Executive decision guidance
Executives should frame ERP AI selection around operating model fit rather than feature volume. If the organization has global distribution complexity, formal planning teams, and a willingness to invest in process discipline, SAP or Oracle may justify consideration. If the priority is balancing enterprise capability with flexibility and ecosystem extensibility, Dynamics 365 is often a credible option. If distribution-specific workflows and practical adoption are more important than maximum planning sophistication, Infor or Epicor may be more aligned. If the business is modernizing quickly and wants a unified cloud platform with moderate complexity, NetSuite can be appropriate.
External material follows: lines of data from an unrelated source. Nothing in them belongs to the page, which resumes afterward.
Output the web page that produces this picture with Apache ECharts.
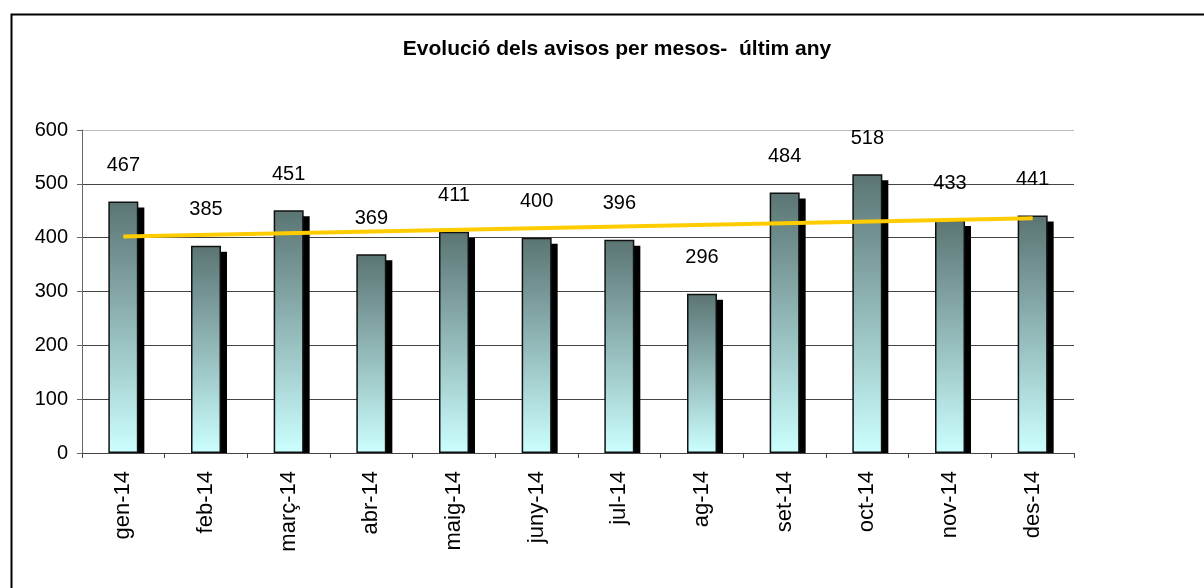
<!DOCTYPE html>
<html>
<head>
<meta charset="utf-8">
<script src="https://cdn.jsdelivr.net/npm/echarts@6/dist/echarts.min.js"></script>
<style>
  html, body { margin: 0; padding: 0; background: #fff; }
  #chart { width: 1204px; height: 588px; }
</style>
</head>
<body>
<div id="chart"></div>
<script>
var months = ['gen-14', 'feb-14', 'març-14', 'abr-14', 'maig-14', 'juny-14', 'jul-14', 'ag-14', 'set-14', 'oct-14', 'nov-14', 'des-14'];
var avisos = [467, 385, 451, 369, 411, 400, 396, 296, 484, 518, 433, 441];
// linia de tendencia, llegida del grafic (inici i final)
var trendEnds = [402, 436];
var yTicks = [0, 100, 200, 300, 400, 500, 600];

var myChart = echarts.init(document.getElementById('chart'));
var font = '"Liberation Sans", Arial, sans-serif';
var barW = 30;
var shadowOff = 6;

var option = {
  animation: false,
  backgroundColor: '#fff',
  title: {
    text: 'Evolució dels avisos per mesos-  últim any',
    left: 612,
    top: 34,
    textAlign: 'center',
    textStyle: { fontFamily: font, fontSize: 21, fontWeight: 'bold', color: '#000' }
  },
  grid: { left: 82, right: 130, top: 130, bottom: 135 },
  graphic: [
    {
      type: 'rect',
      z: -1,
      shape: { x: 11.5, y: 14.5, width: 1300, height: 700 },
      style: { fill: 'none', stroke: '#000', lineWidth: 2 }
    }
  ],
  xAxis: {
    type: 'category',
    data: months,
    axisLine: { lineStyle: { color: '#444', width: 1 } },
    axisTick: { show: true, length: 5, lineStyle: { color: '#444' } },
    axisLabel: { rotate: 90, margin: 18, fontFamily: font, fontSize: 22, color: '#000' }
  },
  yAxis: {
    type: 'value',
    min: yTicks[0],
    max: yTicks[yTicks.length - 1],
    interval: 100,
    axisLine: { show: true, lineStyle: { color: '#666', width: 1 } },
    axisTick: { show: true, length: 5, lineStyle: { color: '#666' } },
    axisLabel: { margin: 14, fontFamily: font, fontSize: 20, color: '#000' },
    splitLine: { lineStyle: { color: ['#444', '#444', '#444', '#444', '#444', '#444', '#bbb'], width: 1 } }
  },
  series: [
    {
      // ombra negra de les barres
      name: 'ombra',
      type: 'custom',
      z: 1,
      silent: true,
      data: avisos.map(function (v, i) { return [i, v]; }),
      renderItem: function (params, api) {
        var top = api.coord([api.value(0), api.value(1)]);
        var base = api.coord([api.value(0), 0]);
        return {
          type: 'rect',
          shape: {
            x: top[0] - barW / 2 + shadowOff,
            y: top[1] + shadowOff,
            width: barW,
            height: base[1] - top[1] - shadowOff
          },
          style: { fill: '#000' }
        };
      }
    },
    {
      name: 'avisos',
      type: 'bar',
      data: avisos,
      barWidth: barW,
      z: 2,
      itemStyle: {
        color: new echarts.graphic.LinearGradient(0, 0, 0, 1, [
          { offset: 0, color: '#5a7473' },
          { offset: 1, color: '#ccffff' }
        ]),
        borderColor: '#111',
        borderWidth: 1.5
      },
      label: {
        show: true,
        position: 'top',
        distance: 26,
        fontFamily: font,
        fontSize: 20,
        color: '#000'
      },
      markLine: {
        silent: true,
        symbol: 'none',
        z: 5,
        label: { show: false },
        lineStyle: { color: '#ffcc00', width: 4, type: 'solid' },
        data: [[
          { coord: [months[0], trendEnds[0]] },
          { coord: [months[months.length - 1], trendEnds[1]] }
        ]]
      }
    }
  ]
};
myChart.setOption(option);
</script>
</body>
</html>
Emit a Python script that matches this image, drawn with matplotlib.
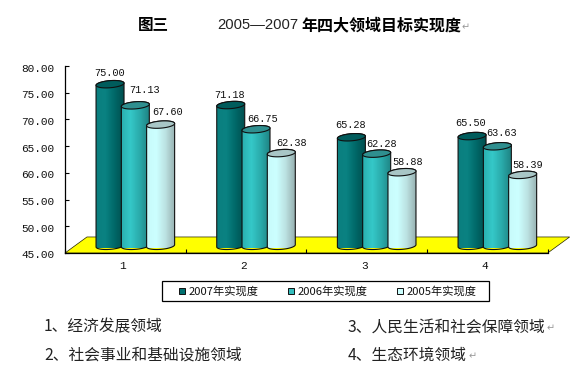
import numpy as np
import matplotlib
matplotlib.use('Agg')
import matplotlib.pyplot as plt
from matplotlib.colors import LinearSegmentedColormap
from matplotlib.patches import Polygon, Rectangle
from matplotlib.transforms import ScaledTranslation

plt.rcParams['font.family'] = ['Noto Sans CJK SC', 'DejaVu Sans']

# Data
categories = ['1', '2', '3', '4']
series_names = ['2007年实现度', '2006年实现度', '2005年实现度']
values_2007 = [75.00, 71.18, 65.28, 65.50]
values_2006 = [71.13, 66.75, 62.28, 63.63]
values_2005 = [67.60, 62.38, 58.88, 58.39]
y_ticks = [45, 50, 55, 60, 65, 70, 75, 80]
notes_left = ['1、经济发展领域', '2、社会事业和基础设施领域']
notes_right = ['3、人民生活和社会保障领域', '4、生态环境领域']

W, H = 580, 371
MONO = 'Liberation Mono'

# body gradient (left to right) and top cap colour of each series
styles = [
    (['#0b7f7f', '#0a8282', '#006868', '#004f4f'], '#005c5c', '#006f6f'),
    (['#2ab0b0', '#35c8c8', '#2aabab', '#1f8585'], '#2f8f8f', '#33bdbd'),
    (['#c8fbfb', '#ccffff', '#bce2e2', '#98b2b2'], '#a8c6c6', '#ccffff'),
]
# label offsets from the top of each bar, in pixels
label_dx = [[0, 9, 7], [-1, 7, 10], [-1, 4.5, 5.5], [-2, 4.5, 5]]
label_dy = [[11.5, 15.5, 12.5], [10, 10.5, 10], [12.5, 9.5, 10.5], [13.5, 13.5, 9.5]]


def px_axes(fig, x0, x1, y_top, y_bot):
    return fig.add_axes([x0 / W, 1 - y_bot / H, (x1 - x0) / W, (y_bot - y_top) / H])


fig = plt.figure(figsize=(W / 100, H / 100), dpi=100, facecolor='white')

# Axes with floor, ticks and tick labels
ax = px_axes(fig, 65, 547.7, 66, 253)
ax.set_xlim(0.5, 4.5)
ax.set_ylim(45, 80)
ax.patch.set_visible(False)
for s in ['top', 'right']:
    ax.spines[s].set_visible(False)
for s in ['left', 'bottom']:
    ax.spines[s].set_linewidth(0.9)
    ax.spines[s].set_zorder(5)

floor = Polygon([(0.5, 45), (0.682, 48), (4.682, 48), (4.5, 45)], closed=True,
                facecolor='#ffff00', edgecolor='#222200', linewidth=0.5, clip_on=False)
ax.add_patch(floor)

ax.set_yticks(y_ticks)
ax.set_yticklabels(['%.2f' % t for t in y_ticks], fontfamily=MONO, fontsize=8.0, color='#111111')
ax.tick_params(axis='y', direction='in', length=3, width=0.8, pad=7.5)
ax.set_xticks([0.5, 1.5, 2.5, 3.5, 4.5])
ax.set_xticklabels([])
ax.tick_params(axis='x', which='major', direction='in', length=3, width=0.8)
ax.set_xticks([1, 2, 3, 4], minor=True)
ax.set_xticklabels(categories, minor=True, fontfamily=MONO, fontsize=8.0, color='#111111')
ax.tick_params(axis='x', which='minor', length=0, pad=6)
for lab in ax.get_yticklabels():
    lab.set_transform(lab.get_transform() + ScaledTranslation(0, -0.015, fig.dpi_scale_trans))
for lab in ax.get_xticklabels(minor=True):
    lab.set_transform(lab.get_transform() + ScaledTranslation(-0.025, 0, fig.dpi_scale_trans))

# Cylinders sit in a second axes, shifted by the 3D depth
bx = px_axes(fig, 75, 557.7, 56.9, 248)
bx.set_xlim(0.5, 4.5)
bx.set_ylim(45, 80)
bx.axis('off')
bx.patch.set_visible(False)

bar_w = 28 / 120.7
bar_step = 25.3 / 120.7
base = 45.4
cap_h = 0.65
cap_tilt = 0.2
t = np.linspace(0, 2 * np.pi, 73)


def ring(cx, cy, t):
    return (cx + bar_w / 2 * np.cos(t),
            cy + cap_h * np.sin(t) + cap_tilt * np.cos(t))


all_values = [values_2007, values_2006, values_2005]
for s, vals in enumerate(all_values):
    colors, cap, _ = styles[s]
    cmap = LinearSegmentedColormap.from_list('c%d' % s, colors)
    grad = np.linspace(0, 1, 64).reshape(1, -1)
    for g, v in enumerate(vals):
        cx = g + 1 + (s - 1) * bar_step
        z = 3 + s
        # body outline: bottom half of base ring, then top half edge back
        bt = np.linspace(np.pi, 2 * np.pi, 37)
        xb, yb = ring(cx, base, bt)
        tt = np.linspace(0, np.pi, 37)
        xt, yt = ring(cx, v, tt)
        pts = np.column_stack([np.r_[xb, xt], np.r_[yb, yt]])
        body = Polygon(pts, closed=True, facecolor='none', edgecolor='#101010',
                       linewidth=0.8, zorder=z + 0.2, clip_on=False)
        im = bx.imshow(grad, cmap=cmap, extent=(cx - bar_w / 2, cx + bar_w / 2, base - 1, v + 1),
                       aspect='auto', interpolation='bilinear', zorder=z)
        bx.add_patch(body)
        clip = Polygon(pts, closed=True, transform=bx.transData)
        im.set_clip_path(clip)
        xc, yc = ring(cx, v, t)
        bx.fill(xc, yc, facecolor=cap, edgecolor='#101010', linewidth=0.8,
                zorder=z + 0.3, clip_on=False)
        bx.annotate('%.2f' % v, (cx, v),
                    xytext=(label_dx[g][s] * 0.72, label_dy[g][s] * 0.72),
                    textcoords='offset points', ha='center', va='center',
                    fontfamily=MONO, fontsize=7.4, color='#111111', zorder=10,
                    annotation_clip=False)
bx.set_xlim(0.5, 4.5)
bx.set_ylim(45, 80)

# Overlay in pixel coordinates for title, legend and notes
ov = fig.add_axes([0, 0, 1, 1], zorder=20)
ov.set_xlim(0, W)
ov.set_ylim(H, 0)
ov.axis('off')
ov.patch.set_visible(False)

ov.text(138, 25, '图三', fontsize=11.2, fontweight='bold', color='black', va='center')
ov.text(217, 25, '2005—2007', fontfamily='Liberation Sans', fontsize=10.6, color='#222222', va='center')
ov.text(301, 25, '年四大领域目标实现度', fontsize=11.5, fontweight='bold', color='black', va='center')
ov.text(462, 27, '↵', fontfamily='DejaVu Sans', fontsize=7, color='#999999', va='center')

# legend box
ov.add_patch(Rectangle((162.3, 281.3), 327, 20, facecolor='white', edgecolor='black', linewidth=0.9))
swatch_x = [178.5, 287.5, 396.5]
text_x = [188.5, 298, 407]
for i, name in enumerate(series_names):
    ov.add_patch(Rectangle((swatch_x[i], 288), 6, 6, facecolor=styles[i][2],
                           edgecolor='#101010', linewidth=0.7))
    ov.text(text_x[i], 291, name, fontsize=8.1, color='#111111', va='center')

for y, txt in zip([327, 355], notes_left):
    ov.text(44, y, txt, fontsize=11.3, color='#222222', va='center')
mark_x = [547, 469]
for y, txt, mx in zip([327, 355], notes_right, mark_x):
    ov.text(348, y, txt, fontsize=11.3, color='#222222', va='center')
    ov.text(mx, y + 1, '↵', fontfamily='DejaVu Sans', fontsize=7, color='#999999', va='center')

fig.savefig('out.png', dpi=100)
The most reliable selection process includes use-case scoring, data readiness assessment, integration mapping, and a realistic implementation roadmap. Buyers should ask vendors to demonstrate forecast explainability, inventory policy recommendations, planner override workflows, and measurable exception management rather than generic AI messaging. In distribution, execution quality matters more than theoretical model sophistication.
A practical final decision often comes down to three questions: Can the platform support your inventory network complexity? Can your organization implement and govern it successfully? And will planners, buyers, and warehouse teams trust the outputs enough to change behavior? The right answer varies by distributor, which is why structured evaluation is more valuable than broad vendor rankings.